## TASK REQUIREMENTS
Everything from the first line down to the line containing "(ind) at (19,525)" is to be retyped exactly, both ends included, with pictures left out.

## INFORMATION SHOWN

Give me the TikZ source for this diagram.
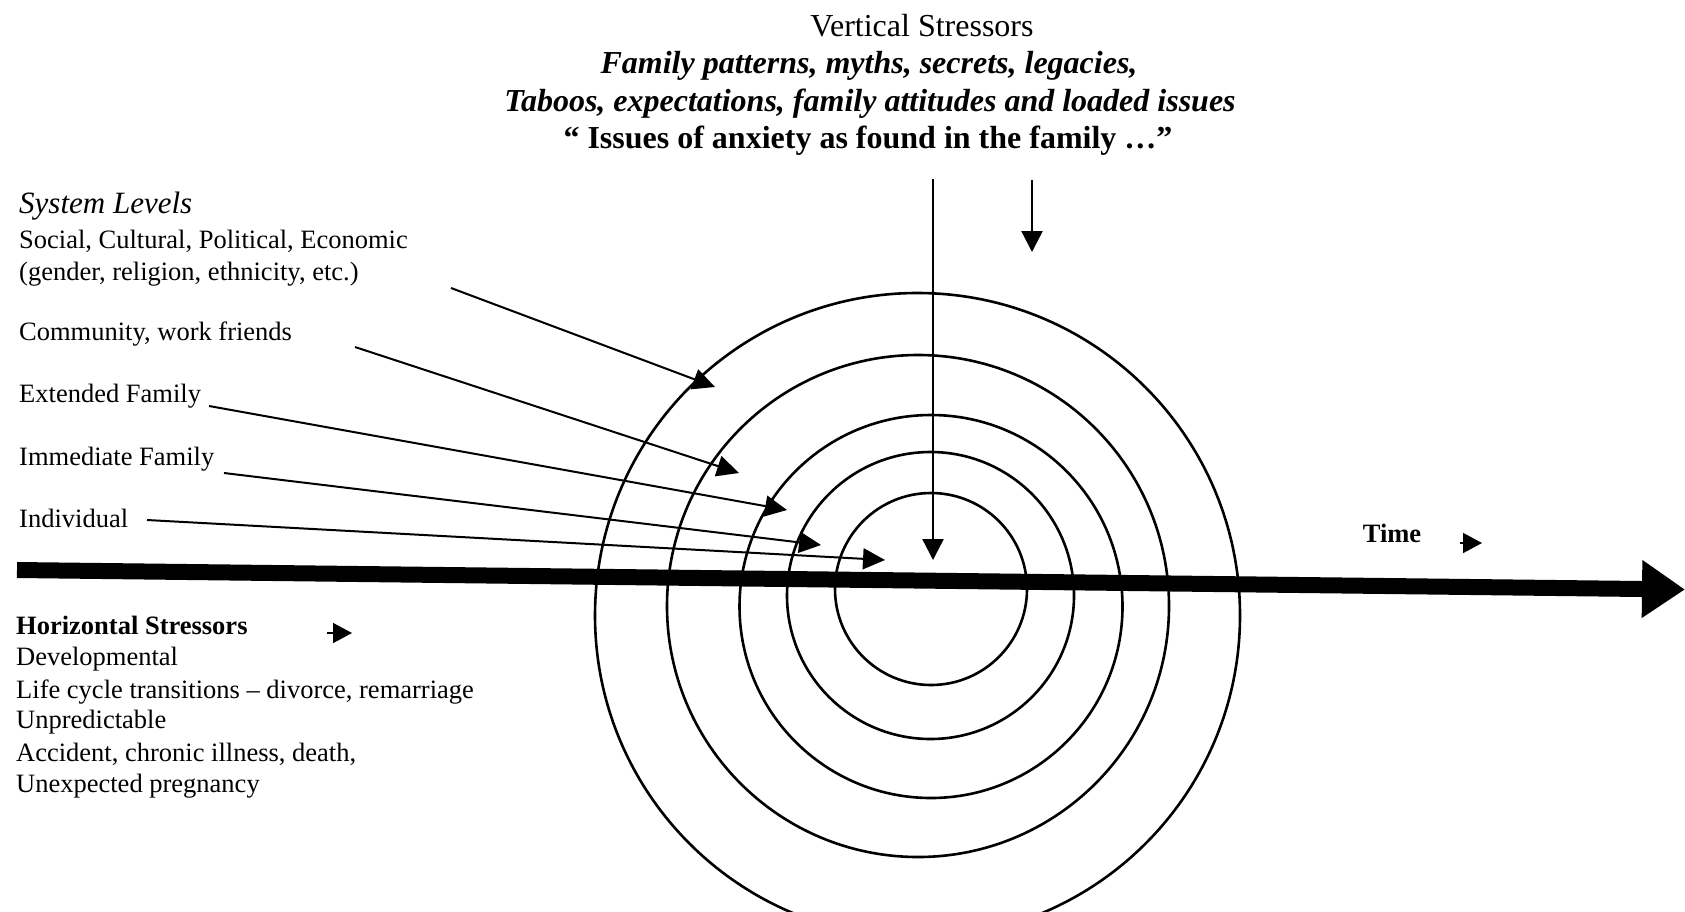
\documentclass[tikz,border=0pt]{standalone}
\usepackage{fontspec}
\setmainfont{Liberation Serif}
\usetikzlibrary{arrows.meta}
\begin{document}
\begin{tikzpicture}[x=1pt,y=-1pt,
  txt/.style={inner sep=0pt, anchor=west, font=\fontsize{26.5}{32}\selectfont, text height=0.7em, text depth=0.22em},
  ttl/.style={inner sep=0pt, font=\fontsize{32}{37}\selectfont, text height=0.7em, text depth=0.22em},
  ring/.style={draw, circle, line width=2.6pt, inner sep=0pt},
  lvl/.style={line width=2pt, -{Triangle[length=22pt,width=21pt]}},
  vert/.style={line width=2.4pt, -{Triangle[length=21pt,width=21pt]}},
  small/.style={line width=1.5pt, -{Triangle[length=19pt,width=20pt]}},
  timeline/.style={line width=16pt, -{Triangle[length=43pt,width=55pt]}}
]
\useasboundingbox (0,0) rectangle (1685,911);
\fill[white] (0,0) rectangle (1685,911);

% title block
\node[ttl] (vs) at (922,34) {Vertical Stressors};
\node[ttl, font=\fontsize{32}{37}\selectfont\bfseries\itshape] (fp) at (869,71) {Family patterns, myths, secrets, legacies,};
\node[ttl, font=\fontsize{32}{37}\selectfont\bfseries\itshape] (tb) at (870,109) {Taboos, expectations, family attitudes and loaded issues};
\node[ttl, font=\fontsize{32}{37}\selectfont\bfseries] (ia) at (868,146) {“ Issues of anxiety as found in the family …”};

% system levels
\node[txt, font=\fontsize{31}{34}\selectfont\itshape] (sl) at (19,211) {System Levels};
\node[txt] (soc) at (19,246) {Social, Cultural, Political, Economic};
\node[txt] (gen) at (19,278) {(gender, religion, ethnicity, etc.)};
\node[txt] (com) at (19,338) {Community, work friends};
\node[txt] (ext) at (19,400) {Extended Family};
\node[txt] (imm) at (19,463) {Immediate Family};
\node[txt] (ind) at (19,525) {Individual};

% horizontal stressors
\node[txt, font=\fontsize{26.5}{32}\selectfont\bfseries] (hs) at (16,632) {Horizontal Stressors};
\node[txt] (dev) at (16,663) {Developmental};
\node[txt] (lct) at (16,696) {Life cycle transitions – divorce, remarriage};
\node[txt] (unp) at (16,726) {Unpredictable};
\node[txt] (acc) at (16,759) {Accident, chronic illness, death,};
\node[txt] (une) at (16,790) {Unexpected pregnancy};

\node[txt, anchor=center, font=\fontsize{26.5}{32}\selectfont\bfseries] (time) at (1392,540) {Time};

% rings
\node[ring, minimum size=645pt] (r1) at (917.5,615.5) {};
\node[ring, minimum size=502pt] (r2) at (918,606) {};
\node[ring, minimum size=383pt] (r3) at (931,606.5) {};
\node[ring, minimum size=287pt] (r4) at (930.5,595.5) {};
\node[ring, minimum size=192pt] (r5) at (931,589) {};

% time line
\coordinate (t0) at (17,570);
\coordinate (t1) at (1685,589.5);
\draw[timeline] (t0) -- (t1);

% level arrows
\coordinate (s1) at (451,288);  \coordinate (e1) at (715,387);
\coordinate (s2) at (355,347);  \coordinate (e2) at (739,473);
\coordinate (s3) at (209,406);  \coordinate (e3) at (787,510);
\coordinate (s4) at (224,473);  \coordinate (e4) at (821,545);
\coordinate (s5) at (147,520);  \coordinate (e5) at (885,560);
\draw[lvl] (s1) -- (e1);
\draw[lvl] (s2) -- (e2);
\draw[lvl] (s3) -- (e3);
\draw[lvl] (s4) -- (e4);
\draw[lvl] (s5) -- (e5);

% vertical arrows
\coordinate (v1s) at (933,179); \coordinate (v1e) at (933,560);
\coordinate (v2s) at (1032,180); \coordinate (v2e) at (1032,252);
\draw[vert] (v1s) -- (v1e);
\draw[vert] (v2s) -- (v2e);

% small arrows
\coordinate (ta0) at (1460,543); \coordinate (ta1) at (1482,543);
\coordinate (ha0) at (327,633); \coordinate (ha1) at (352,633);
\draw[small] (ta0) -- (ta1);
\draw[small] (ha0) -- (ha1);
\end{tikzpicture}
\end{document}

## ANSWER TO THE TASK
Give me the TikZ source for this diagram.
\documentclass[tikz,border=0pt]{standalone}
\usepackage{fontspec}
\setmainfont{Liberation Serif}
\usetikzlibrary{arrows.meta}
\begin{document}
\begin{tikzpicture}[x=1pt,y=-1pt,
  txt/.style={inner sep=0pt, anchor=west, font=\fontsize{26.5}{32}\selectfont, text height=0.7em, text depth=0.22em},
  ttl/.style={inner sep=0pt, font=\fontsize{32}{37}\selectfont, text height=0.7em, text depth=0.22em},
  ring/.style={draw, circle, line width=2.6pt, inner sep=0pt},
  lvl/.style={line width=2pt, -{Triangle[length=22pt,width=21pt]}},
  vert/.style={line width=2.4pt, -{Triangle[length=21pt,width=21pt]}},
  small/.style={line width=1.5pt, -{Triangle[length=19pt,width=20pt]}},
  timeline/.style={line width=16pt, -{Triangle[length=43pt,width=55pt]}}
]
\useasboundingbox (0,0) rectangle (1685,911);
\fill[white] (0,0) rectangle (1685,911);

% title block
\node[ttl] (vs) at (922,34) {Vertical Stressors};
\node[ttl, font=\fontsize{32}{37}\selectfont\bfseries\itshape] (fp) at (869,71) {Family patterns, myths, secrets, legacies,};
\node[ttl, font=\fontsize{32}{37}\selectfont\bfseries\itshape] (tb) at (870,109) {Taboos, expectations, family attitudes and loaded issues};
\node[ttl, font=\fontsize{32}{37}\selectfont\bfseries] (ia) at (868,146) {“ Issues of anxiety as found in the family …”};

% system levels
\node[txt, font=\fontsize{31}{34}\selectfont\itshape] (sl) at (19,211) {System Levels};
\node[txt] (soc) at (19,246) {Social, Cultural, Political, Economic};
\node[txt] (gen) at (19,278) {(gender, religion, ethnicity, etc.)};
\node[txt] (com) at (19,338) {Community, work friends};
\node[txt] (ext) at (19,400) {Extended Family};
\node[txt] (imm) at (19,463) {Immediate Family};
\node[txt] (ind) at (19,525) {Individual};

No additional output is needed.